Why Kamala Harris Never Belonged on the National Stage
I’ve spent a career where results matter. You either accomplish the mission or you don’t. By that standard, Kamala Harris has never been ready for primetime, and her post-election memoir tour just underlines it.
A politician built for set pieces, lost off-script
Even sympathetic outlets admit Harris can only hit her marks when the moment is tightly scripted. Dave Weigel’s read of her new book, 107 Days, boils it down: she “succeeds in the planned moments” (debate, convention) and flails when she has to go “off book.” That’s not a quirk; it’s a leadership problem. Presidents don’t get cue cards in a crisis.
Look at her own messaging. The word-salad reputation didn’t come from nowhere. Remember the “significance of the passage of time” riff—repeated over and over in one short appearance? That’s not a gotcha; it’s a pattern. Leaders communicate clarity under pressure. Harris radiates rehearsal, and when the script slips, so does she.
The record the press keeps trying to wish away
Supporters keep insisting she was kneecapped by circumstances. Let’s review the tape.
Couldn’t win her own party. In 2020 she dropped out before a single vote was cast in Iowa, citing lack of money and support. That’s the base passing.
Historically unpopular. By mid-2023, NBC’s polling series showed her with the lowest net rating of any VP in that poll’s history—49% negative, 32% positive (-17). That didn’t happen by accident.
The border portfolio. The White House tapped her in 2021 to lead diplomatic work on “root causes” in Central America. The politics were hers to manage, and she never found a lane. She told would-be migrants “Do not come,” drawing fire from her own side, then visited the border once and never owned the issue. Even outlets that defend the scope of her role concede the optics were a mess.
Again: this isn’t about ideology. It’s about basic political competence. She didn’t show it.
The memoir confirms what voters already sensed
Harris’s 107 Days was supposed to reset her story. Instead, it reads like a long grievance with no strategic lesson learned. Reviews from the left and center say the quiet part out loud: no catharsis, no plan, just blame. The Guardian’s headline: “no closure, no hope.”
Her own interviews don’t help. On MSNBC with Rachel Maddow, Harris said she now “shoulders some blame” for the “recklessness” of pushing forward with Biden’s reelection but then turned around and insisted her controversial decision not to pick Pete Buttigieg was simply “strategic caution.” That’s not accountability; that’s a poll-tested shrug.
And then there’s the running-mate story. The book tries to justify passing on strong options and landing on Tim Walz. How’d that work out? Within weeks, Walz was walking back his own embellished anecdotes about Tiananmen and taking heat over his service claims—exactly the sort of drag a serious vetting should have anticipated.
No vision, no coalition, no win
Weigel again nails the bigger problem: the book offers “no advice for how Democrats fix their problems and win.” That’s consistent with how Harris campaigned—hugging a shaky status quo, shadowboxing “democracy” as a slogan, and never articulating a clear, conviction-based program that could expand beyond the blue bubble.

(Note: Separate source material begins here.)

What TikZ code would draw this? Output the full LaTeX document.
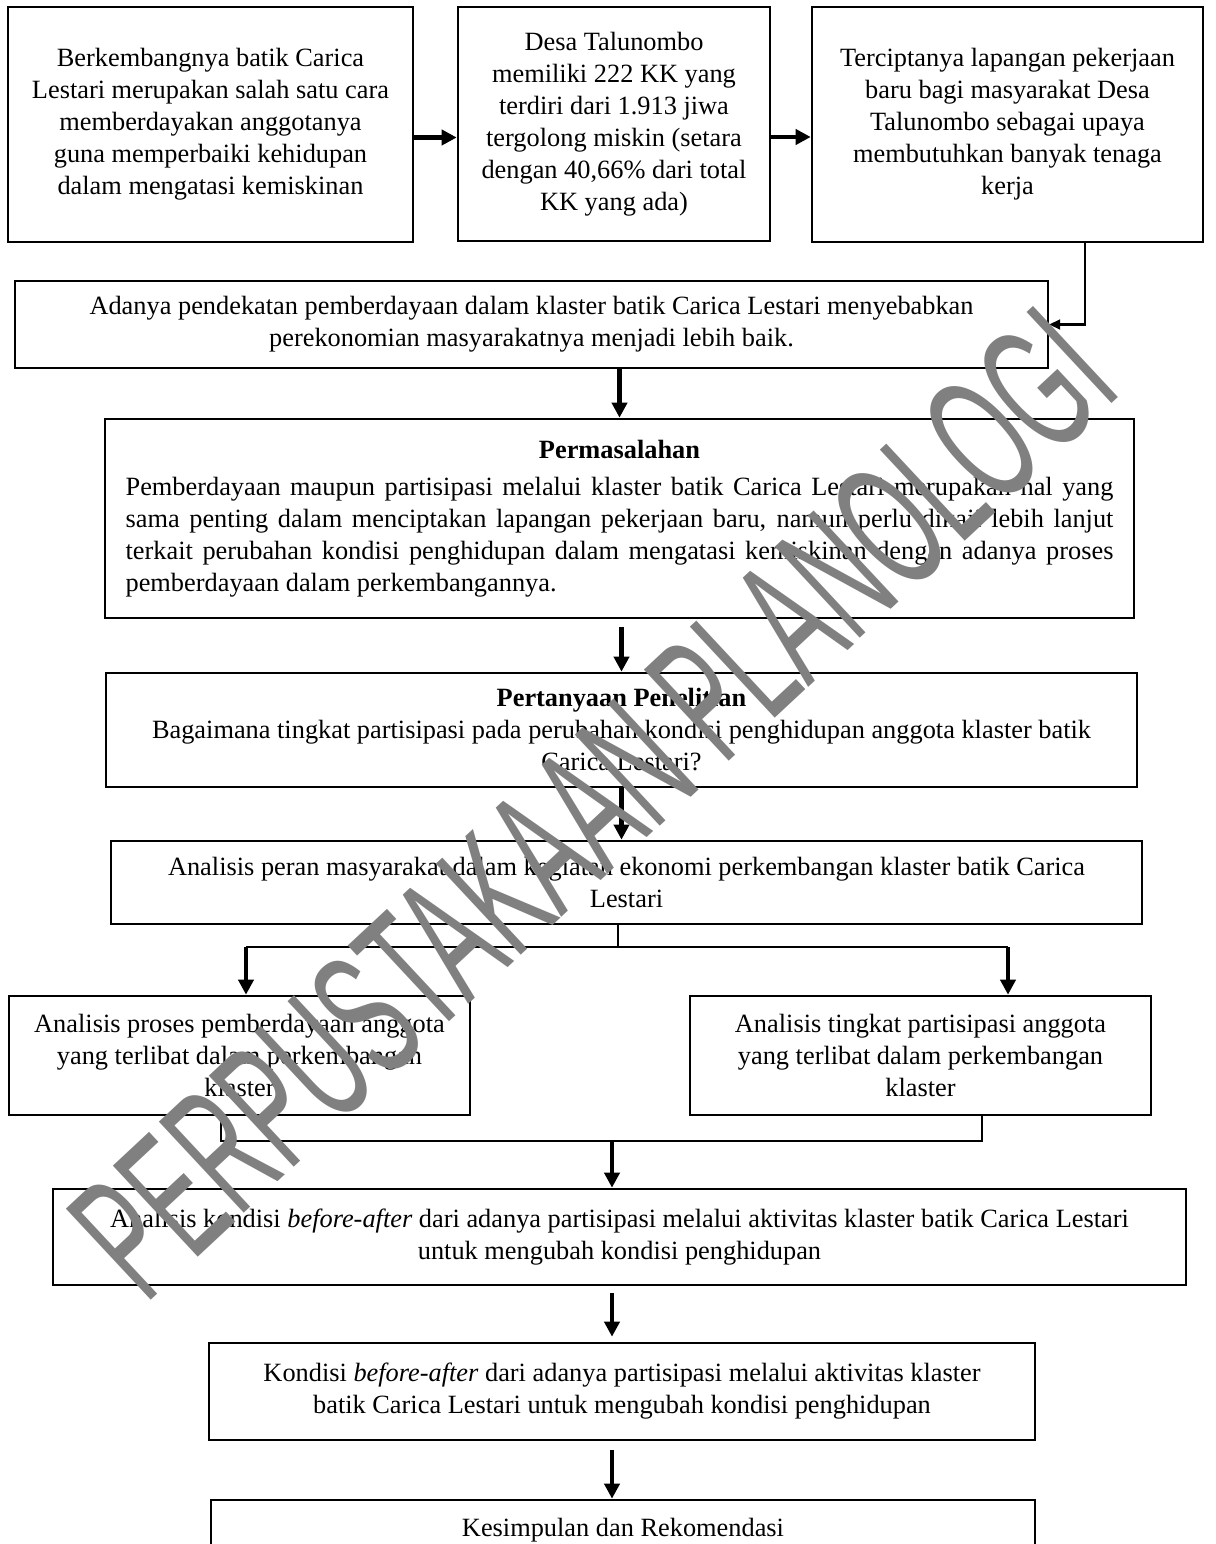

Yes, her favorables briefly improved inside the Democratic tent in summer 2024. Gallup recorded the boost. But independents never came with her in the numbers a national candidate needs, and the floor fell out again as the race hardened.
The leadership test she keeps failing
Leaders do three things well:
Own the hard missions (don’t run from them or redefine them after the fact).
Communicate clearly under stress (no buzzword fog).
Make personnel and strategy decisions that age well (because judgment is the job).
On all three, Harris keeps grading out below the line. The 2020 flame-out, the vice-presidential drift, the border portfolio optics, the memoir tour—together they paint a picture the press can’t launder: a politician built for friendly rooms and pre-baked moments, not the unforgiving main stage.
That’s why Kamala Harris doesn’t belong on the national stage. Not because of who she is, but because of what she’s shown us, repeatedly, when the lights are brightest and the script runs out.